Schon im viel beachteten Rechtsstreit zwischen Jutta Ditfurth und Jürgen Elsässer hat sich eine erschreckende Unkenntnis über die Funktionsweisen des Antisemitismus an deutschen Gerichten gezeigt.[1] Das Amtsgericht Dillingen hat nunmehr erneut bewiesen, dass manche Jurist*innen auch offenen Antisemitismus für ein Kavaliersdelikt zu halten scheinen (Urteil v. 4. Februar 2020 – 302 Cs 101 Js 117532/19). Ein Hauptfeldwebel der Bundeswehr hatte am 20. September 2018 über WhatsApp ein Video an einen Bekannten verschickt, auf dem ein Junge mit Schläfenlocken zu sehen ist, der Keyboard spielt. Unterlegt war das Video mit den Tönen einer Registrierkasse. Das Amtsgericht hatte sich mit der Frage auseinanderzusetzen, ob sich der angeklagte Unteroffizier nach § 130 Abs. 2 StGB (Volksverhetzung) strafbar gemacht hat.
Dabei versteigt sich das Gericht zu einer abenteuerlichen Argumentation: Im Video sei kein „Angriff auf die Menschenwürde“ erkennbar, weil Geiz nicht allgemein als negative Eigenschaft verstanden werde. Das zeige sich – so allen Ernstes die Argumentation des Gerichts – an der bekannten Saturn-Werbekampagne unter dem Motto „Geiz ist geil“. Zudem würden auch andere gesellschaftliche Gruppen, wie etwa Menschen aus Schottland oder Schwaben, damit assoziiert, geizig zu sein und niemand komme deshalb auf die Idee, dass hierdurch deren Menschenwürde beeinträchtigt würde. Die Ausführungen gipfeln in dem Vergleich mit anderen mehr oder weniger harmlosen Klischees, bei denen es sich auch nicht um Volksverhetzung handle und nennt als Beispiele unter anderem Blondinenwitze oder das Vorurteil, ältere Männer seien impotent.
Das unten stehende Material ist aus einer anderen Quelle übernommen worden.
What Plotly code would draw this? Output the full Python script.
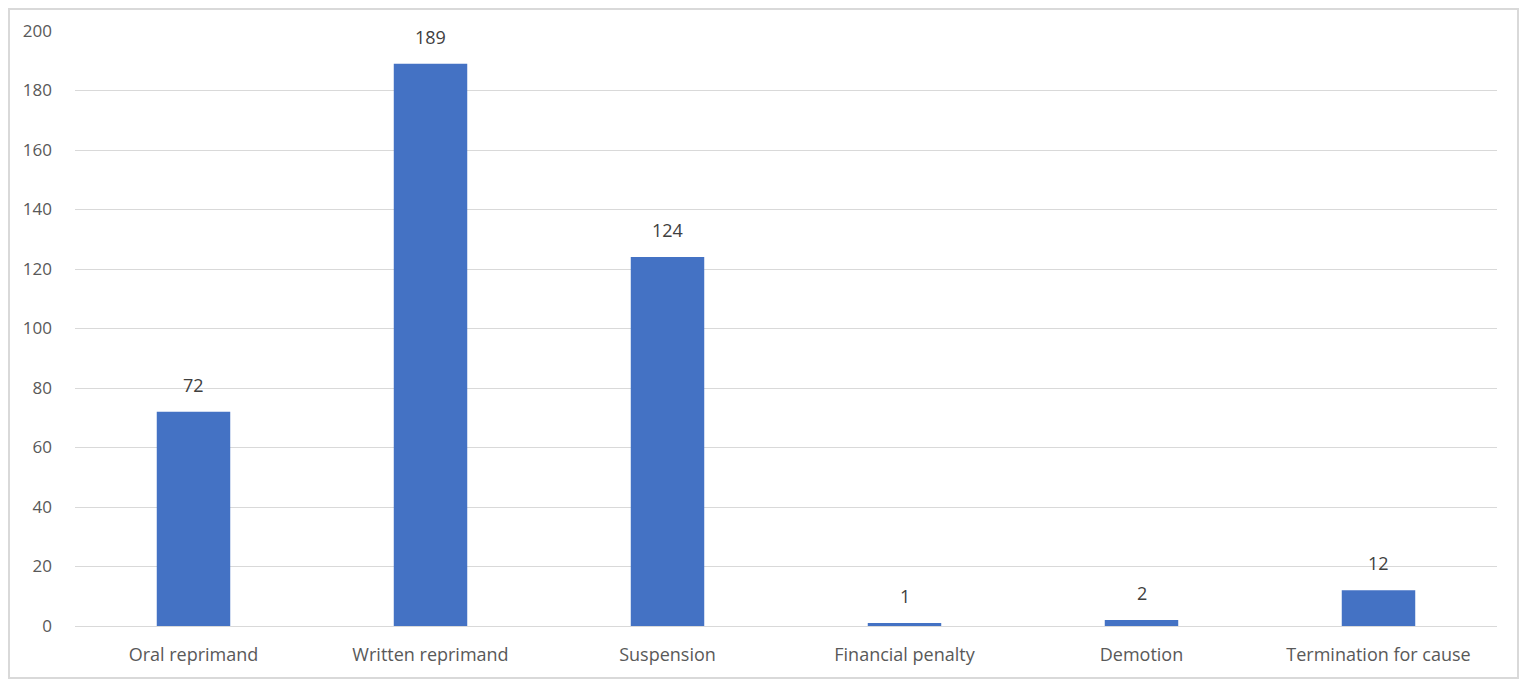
import plotly.graph_objects as go

categories = ["Oral reprimand", "Written reprimand", "Suspension",
              "Financial penalty", "Demotion", "Termination for cause"]
counts = [72, 189, 124, 1, 2, 12]
y_ticks = [0, 20, 40, 60, 80, 100, 120, 140, 160, 180, 200]

# the page puts the figure 8px in from the window corner
OFF = 8
W, H = 1527 - 2 * OFF, 687 - 2 * OFF
L, T = 75 - OFF, 31 - OFF
R = W - (1497 - OFF)
B = H - (626 - OFF)
pw, ph = W - L - R, H - T - B

fig = go.Figure()
fig.add_trace(go.Bar(
    x=categories, y=counts,
    marker=dict(color="#4472C4", line=dict(width=0)),
    hoverinfo="x+y",
))

for c, v in zip(categories, counts):
    fig.add_annotation(x=c, y=v, text=str(v), showarrow=False,
                       yanchor="bottom", yshift=13,
                       font=dict(size=18, color="#404040"))

fig.update_layout(
    width=W, height=H,
    margin=dict(l=L, r=R, t=T, b=B),
    paper_bgcolor="white", plot_bgcolor="white",
    font=dict(family="Open Sans, sans-serif", size=17, color="#595959"),
    bargap=0.69,
    showlegend=False,
    shapes=[dict(
        type="rect", xref="paper", yref="paper", layer="below",
        x0=(1 - L) / pw, x1=(W - 1 - L) / pw,
        y0=-(B - 1) / ph, y1=(ph + T - 1) / ph,
        line=dict(color="#D9D9D9", width=2),
    )],
)
fig.update_xaxes(showline=False, showgrid=False, ticks="",
                 ticklabelstandoff=16,
                 tickfont=dict(size=18, color="#595959"))
fig.update_yaxes(range=[0, 200], tickvals=y_ticks, showgrid=True,
                 gridcolor="#D9D9D9", gridwidth=1, zeroline=True,
                 zerolinecolor="#D9D9D9", zerolinewidth=1, ticks="",
                 ticklabelstandoff=22,
                 tickfont=dict(size=17, color="#595959"))

fig.write_html("out.html")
Es scheint das Gericht nicht zu stören, dass es offensichtlich einen Unterschied macht, ob ein Schotte oder eine Schwäbin als geizig bezeichnet werden oder jüdische Menschen, die auf der Grundlage von antisemitischen Zuschreibungen seit Jahrhunderten verfolgt werden. Die Ausgrenzung und Abwertung jüdischer Menschen ist zentral damit verknüpft, sie mit der Finanzsphäre gleichzusetzen und als gierig zu diffamieren. Wer diese Ressentiments bedient, setzt sich in diese Tradition und diffamiert Jüdinnen und Juden. Wie auch immer man den konkreten strafrechtlichen Vorwurf einschätzt – die Argumentation des Amtsgerichts zeigt, dass Antisemitismus an manchen deutschen Gerichten ein noch immer unverstandenes Phänomen ist.
[1] Vgl. hierzu Jonas Fedders, Antisemitismus heute, Forum Recht 1/2017, 9-11 und Julia Röhrbein, Elsässer – (k)ein „glühender Antisemit“?!, Forum Recht 2/2015, 71.